A parent later claimed simple bigotry was the motive for the blast.

“The world should see those people tried to murder women and children taking their children to school this morning.

“This is ethnic cleansing, they just don’t want Catholic people around here.”

Family and friends, left at the top of the security cordon as the parents walked on, later spoke of their fears at not knowing how serious the attack was.

As they heard the screams from the 80 or so children who had ventured forward, some tried to climb over the army barrier to get closer to the scene, many of them fearing carnage would face them on the other side.

“There was real panic here because we couldn’t get through to see what had happened,” said one mother.

“If the soldiers could have said everything was OK people would have calmed down.

“But they couldn’t because they didn’t know what was happening. I just don’t know how these children are going through this.”

The callous attack on the innocent children, they said, came after slow hand clapping had been heard on the loyalist side.

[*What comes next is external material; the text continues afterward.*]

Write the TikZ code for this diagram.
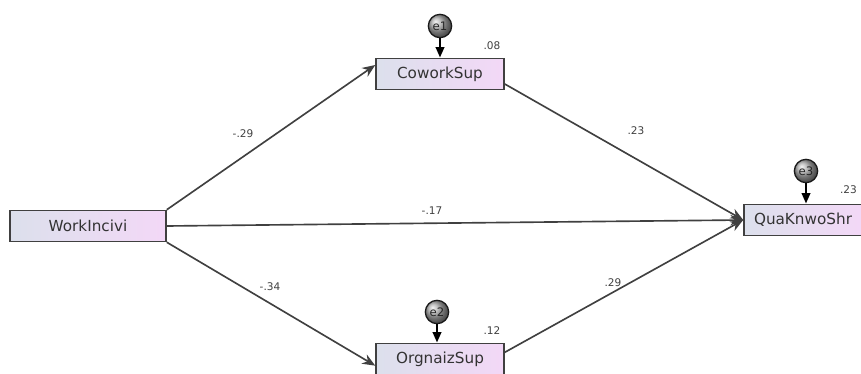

Some Ardoyne residents claimed there was a belief it was the signal that the attack was about to take place.

Brendan Bradley, an Ardoyne community worker looked beyond the immediate shock yesterday, and said: “I believe the people who carried out this attack wanted to make headlines.

“To continue making headlines they have to make things worse than what they are now.“That might mean stooping to lower depths than they have done here today – that might mean killing a child or parent going to the school.”